EXERCISE OBJECTIVE: Please transcribe the listing below in full and word for word, without its pictures.
>> BEGIN SOURCE MATERIAL
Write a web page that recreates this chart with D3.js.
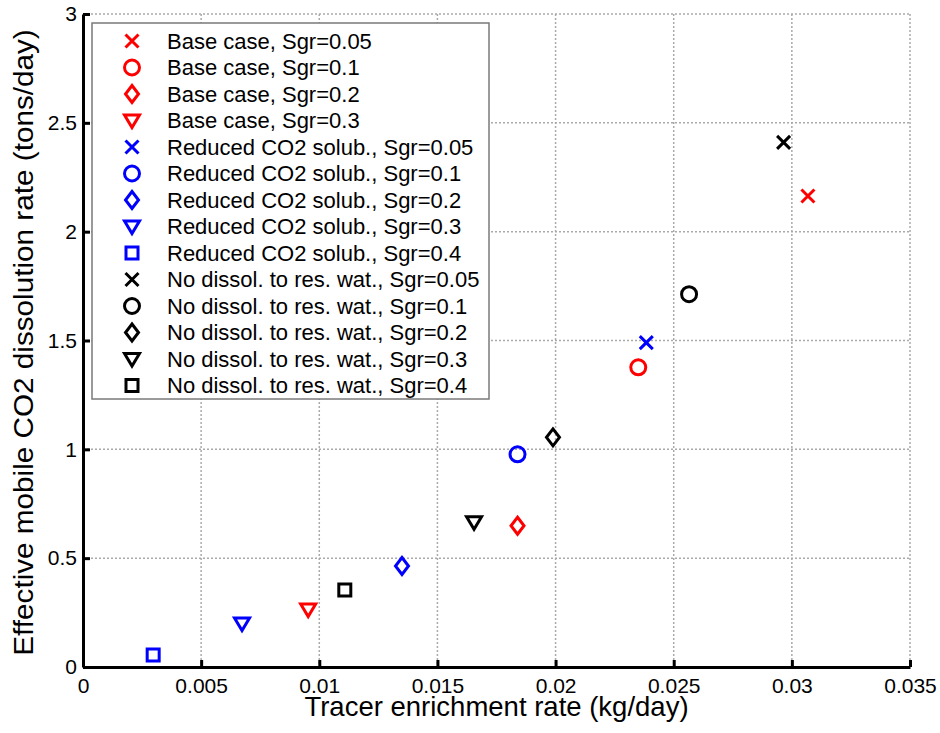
<!DOCTYPE html>
<html>
<head>
<meta charset="utf-8">
<script src="https://cdn.jsdelivr.net/npm/d3@7"></script>
<style>
  body { margin: 0; background: #fff; }
  svg { display: block; font-family: "Liberation Sans", Arial, sans-serif; }
  .tick text { font-size: 21px; fill: #000; }
  .axis-label { font-size: 27.5px; fill: #000; }
  .legend-text { font-size: 22px; fill: #000; }
</style>
</head>
<body>
<svg width="940" height="733"></svg>
<script>
const svg = d3.select('svg');
const width  = +svg.attr('width');
const height = +svg.attr('height');

// series, in legend order
const names = [
  'Base case, Sgr=0.05', 'Base case, Sgr=0.1', 'Base case, Sgr=0.2', 'Base case, Sgr=0.3',
  'Reduced CO2 solub., Sgr=0.05', 'Reduced CO2 solub., Sgr=0.1', 'Reduced CO2 solub., Sgr=0.2',
  'Reduced CO2 solub., Sgr=0.3', 'Reduced CO2 solub., Sgr=0.4',
  'No dissol. to res. wat., Sgr=0.05', 'No dissol. to res. wat., Sgr=0.1', 'No dissol. to res. wat., Sgr=0.2',
  'No dissol. to res. wat., Sgr=0.3', 'No dissol. to res. wat., Sgr=0.4'
];
const groups  = ['base', 'base', 'base', 'base', 'reduced', 'reduced', 'reduced', 'reduced', 'reduced',
                 'nodiss', 'nodiss', 'nodiss', 'nodiss', 'nodiss'];
const markers = ['x', 'o', 'd', 'v', 'x', 'o', 'd', 'v', 's', 'x', 'o', 'd', 'v', 's'];
const xValues = [0.03068, 0.02350, 0.01839, 0.00953, 0.02384, 0.01839, 0.01350, 0.00673, 0.00297,
                 0.02965, 0.02565, 0.01989, 0.01655, 0.01108];
const yValues = [2.164, 1.377, 0.649, 0.264, 1.490, 0.977, 0.464, 0.200, 0.055,
                 2.410, 1.713, 1.055, 0.665, 0.354];

const xTicks = [0, 0.005, 0.01, 0.015, 0.02, 0.025, 0.03, 0.035];
const yTicks = [0, 0.5, 1, 1.5, 2, 2.5, 3];

const groupColor = { base: '#ff0000', reduced: '#0000ff', nodiss: '#000000' };

const data = names.map((name, i) => ({
  name, group: groups[i], marker: markers[i], x: xValues[i], y: yValues[i]
}));

const margin = { top: 14, bottom: 66, left: 83, right: 30 };
const innerWidth = width - margin.left - margin.right;
const innerHeight = height - margin.top - margin.bottom;

const root = svg.append('g')
  .attr('transform', `translate(${margin.left}, ${margin.top})`);

const xScale = d3.scaleLinear().domain([0, 0.035]).range([0, innerWidth]);
const yScale = d3.scaleLinear().domain([0, 3]).range([innerHeight, 0]);

// dotted grid
const grid = root.append('g').attr('class', 'grid');
grid.selectAll('line.gx')
  .data(xTicks.slice(1))
  .enter().append('line')
    .attr('x1', d => xScale(d)).attr('x2', d => xScale(d))
    .attr('y1', 0).attr('y2', innerHeight);
grid.selectAll('line.gy')
  .data(yTicks.slice(1))
  .enter().append('line')
    .attr('y1', d => yScale(d)).attr('y2', d => yScale(d))
    .attr('x1', 0).attr('x2', innerWidth);
grid.selectAll('line')
  .attr('stroke', '#aaaaaa')
  .attr('stroke-width', 1.5)
  .attr('stroke-dasharray', '2,2');

// axes, ticks pointing inward
const xAxis = d3.axisBottom(xScale)
  .tickValues(xTicks)
  .tickFormat(d => String(+d.toFixed(3)))
  .tickSizeInner(-7)
  .tickSizeOuter(0)
  .tickPadding(11);
const yAxis = d3.axisLeft(yScale)
  .tickValues(yTicks)
  .tickFormat(d => String(d))
  .tickSizeInner(-7)
  .tickSizeOuter(0)
  .tickPadding(6);

const xAxisGroup = root.append('g')
  .attr('transform', `translate(0, ${innerHeight})`)
  .call(xAxis);
const yAxisGroup = root.append('g').call(yAxis);

[xAxisGroup, yAxisGroup].forEach(g => {
  g.select('.domain').attr('stroke', '#000').attr('stroke-width', 3);
  g.selectAll('.tick line').attr('stroke', '#000').attr('stroke-width', 3);
  g.attr('font-family', null).attr('font-size', null);
});

root.append('text')
  .attr('class', 'axis-label')
  .attr('x', innerWidth / 2)
  .attr('y', innerHeight + 49)
  .attr('text-anchor', 'middle')
  .text('Tracer enrichment rate (kg/day)');

root.append('text')
  .attr('class', 'axis-label')
  .attr('transform', `translate(${33 - margin.left}, ${innerHeight / 2 + 2}) rotate(-90) scale(1.08, 1)`)
  .attr('text-anchor', 'middle')
  .text('Effective mobile CO2 dissolution rate (tons/day)');

// marker shapes (matlab style)
const markerPath = m => {
  switch (m) {
    case 'x': return 'M-6.5,-6.5L6.5,6.5M-6.5,6.5L6.5,-6.5';
    case 'o': return d3.symbol(d3.symbolCircle, Math.PI * 7.5 * 7.5)();
    case 'd': return 'M0,-8.5L6.5,0L0,8.5L-6.5,0Z';
    case 'v': return 'M-7.5,-5.5L7.5,-5.5L0,7Z';
    case 's': return 'M-6,-6L6,-6L6,6L-6,6Z';
  }
};

const drawMarker = (sel) => sel
  .attr('d', d => markerPath(d.marker))
  .attr('fill', 'none')
  .attr('stroke', d => groupColor[d.group])
  .attr('stroke-width', 3)
  .attr('stroke-linejoin', 'miter');

root.selectAll('path.point')
  .data(data)
  .enter().append('path')
    .attr('class', 'point')
    .attr('transform', d => `translate(${xScale(d.x)}, ${yScale(d.y)})`)
    .call(drawMarker);

// legend
const legend = svg.append('g').attr('transform', 'translate(92, 23)');
legend.append('rect')
  .attr('width', 397)
  .attr('height', 376)
  .attr('fill', '#fff')
  .attr('stroke', '#7a7a7a')
  .attr('stroke-width', 1.5);

const row = legend.selectAll('g.row')
  .data(data)
  .enter().append('g')
    .attr('class', 'row')
    .attr('transform', (d, i) => `translate(0, ${18 + i * 26.5})`);
row.append('path').attr('transform', 'translate(40, 0)').call(drawMarker);
row.append('text')
  .attr('class', 'legend-text')
  .attr('x', 75)
  .attr('dy', '0.36em')
  .text(d => d.name);
</script>
</body>
</html>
>> END SOURCE MATERIAL
CORRECT ANSWER:
Write a web page that recreates this chart with D3.js.
<!DOCTYPE html>
<html>
<head>
<meta charset="utf-8">
<script src="https://cdn.jsdelivr.net/npm/d3@7"></script>
<style>
  body { margin: 0; background: #fff; }
  svg { display: block; font-family: "Liberation Sans", Arial, sans-serif; }
  .tick text { font-size: 21px; fill: #000; }
  .axis-label { font-size: 27.5px; fill: #000; }
  .legend-text { font-size: 22px; fill: #000; }
</style>
</head>
<body>
<svg width="940" height="733"></svg>
<script>
const svg = d3.select('svg');
const width  = +svg.attr('width');
const height = +svg.attr('height');

// series, in legend order
const names = [
  'Base case, Sgr=0.05', 'Base case, Sgr=0.1', 'Base case, Sgr=0.2', 'Base case, Sgr=0.3',
  'Reduced CO2 solub., Sgr=0.05', 'Reduced CO2 solub., Sgr=0.1', 'Reduced CO2 solub., Sgr=0.2',
  'Reduced CO2 solub., Sgr=0.3', 'Reduced CO2 solub., Sgr=0.4',
  'No dissol. to res. wat., Sgr=0.05', 'No dissol. to res. wat., Sgr=0.1', 'No dissol. to res. wat., Sgr=0.2',
  'No dissol. to res. wat., Sgr=0.3', 'No dissol. to res. wat., Sgr=0.4'
];
const groups  = ['base', 'base', 'base', 'base', 'reduced', 'reduced', 'reduced', 'reduced', 'reduced',
                 'nodiss', 'nodiss', 'nodiss', 'nodiss', 'nodiss'];
const markers = ['x', 'o', 'd', 'v', 'x', 'o', 'd', 'v', 's', 'x', 'o', 'd', 'v', 's'];
const xValues = [0.03068, 0.02350, 0.01839, 0.00953, 0.02384, 0.01839, 0.01350, 0.00673, 0.00297,
                 0.02965, 0.02565, 0.01989, 0.01655, 0.01108];
const yValues = [2.164, 1.377, 0.649, 0.264, 1.490, 0.977, 0.464, 0.200, 0.055,
                 2.410, 1.713, 1.055, 0.665, 0.354];

const xTicks = [0, 0.005, 0.01, 0.015, 0.02, 0.025, 0.03, 0.035];
const yTicks = [0, 0.5, 1, 1.5, 2, 2.5, 3];

const groupColor = { base: '#ff0000', reduced: '#0000ff', nodiss: '#000000' };

const data = names.map((name, i) => ({
  name, group: groups[i], marker: markers[i], x: xValues[i], y: yValues[i]
}));

const margin = { top: 14, bottom: 66, left: 83, right: 30 };
const innerWidth = width - margin.left - margin.right;
const innerHeight = height - margin.top - margin.bottom;

const root = svg.append('g')
  .attr('transform', `translate(${margin.left}, ${margin.top})`);

const xScale = d3.scaleLinear().domain([0, 0.035]).range([0, innerWidth]);
const yScale = d3.scaleLinear().domain([0, 3]).range([innerHeight, 0]);

// dotted grid
const grid = root.append('g').attr('class', 'grid');
grid.selectAll('line.gx')
  .data(xTicks.slice(1))
  .enter().append('line')
    .attr('x1', d => xScale(d)).attr('x2', d => xScale(d))
    .attr('y1', 0).attr('y2', innerHeight);
grid.selectAll('line.gy')
  .data(yTicks.slice(1))
  .enter().append('line')
    .attr('y1', d => yScale(d)).attr('y2', d => yScale(d))
    .attr('x1', 0).attr('x2', innerWidth);
grid.selectAll('line')
  .attr('stroke', '#aaaaaa')
  .attr('stroke-width', 1.5)
  .attr('stroke-dasharray', '2,2');

// axes, ticks pointing inward
const xAxis = d3.axisBottom(xScale)
  .tickValues(xTicks)
  .tickFormat(d => String(+d.toFixed(3)))
  .tickSizeInner(-7)
  .tickSizeOuter(0)
  .tickPadding(11);
const yAxis = d3.axisLeft(yScale)
  .tickValues(yTicks)
  .tickFormat(d => String(d))
  .tickSizeInner(-7)
  .tickSizeOuter(0)
  .tickPadding(6);

const xAxisGroup = root.append('g')
  .attr('transform', `translate(0, ${innerHeight})`)
  .call(xAxis);
const yAxisGroup = root.append('g').call(yAxis);

[xAxisGroup, yAxisGroup].forEach(g => {
  g.select('.domain').attr('stroke', '#000').attr('stroke-width', 3);
  g.selectAll('.tick line').attr('stroke', '#000').attr('stroke-width', 3);
  g.attr('font-family', null).attr('font-size', null);
});

root.append('text')
  .attr('class', 'axis-label')
  .attr('x', innerWidth / 2)
  .attr('y', innerHeight + 49)
  .attr('text-anchor', 'middle')
  .text('Tracer enrichment rate (kg/day)');

root.append('text')
  .attr('class', 'axis-label')
  .attr('transform', `translate(${33 - margin.left}, ${innerHeight / 2 + 2}) rotate(-90) scale(1.08, 1)`)
  .attr('text-anchor', 'middle')
  .text('Effective mobile CO2 dissolution rate (tons/day)');

// marker shapes (matlab style)
const markerPath = m => {
  switch (m) {
    case 'x': return 'M-6.5,-6.5L6.5,6.5M-6.5,6.5L6.5,-6.5';
    case 'o': return d3.symbol(d3.symbolCircle, Math.PI * 7.5 * 7.5)();
    case 'd': return 'M0,-8.5L6.5,0L0,8.5L-6.5,0Z';
    case 'v': return 'M-7.5,-5.5L7.5,-5.5L0,7Z';
    case 's': return 'M-6,-6L6,-6L6,6L-6,6Z';
  }
};

const drawMarker = (sel) => sel
  .attr('d', d => markerPath(d.marker))
  .attr('fill', 'none')
  .attr('stroke', d => groupColor[d.group])
  .attr('stroke-width', 3)
  .attr('stroke-linejoin', 'miter');

root.selectAll('path.point')
  .data(data)
  .enter().append('path')
    .attr('class', 'point')
    .attr('transform', d => `translate(${xScale(d.x)}, ${yScale(d.y)})`)
    .call(drawMarker);

// legend
const legend = svg.append('g').attr('transform', 'translate(92, 23)');
legend.append('rect')
  .attr('width', 397)
  .attr('height', 376)
  .attr('fill', '#fff')
  .attr('stroke', '#7a7a7a')
  .attr('stroke-width', 1.5);

const row = legend.selectAll('g.row')
  .data(data)
  .enter().append('g')
    .attr('class', 'row')
    .attr('transform', (d, i) => `translate(0, ${18 + i * 26.5})`);
row.append('path').attr('transform', 'translate(40, 0)').call(drawMarker);
row.append('text')
  .attr('class', 'legend-text')
  .attr('x', 75)
  .attr('dy', '0.36em')
  .text(d => d.name);
</script>
</body>
</html>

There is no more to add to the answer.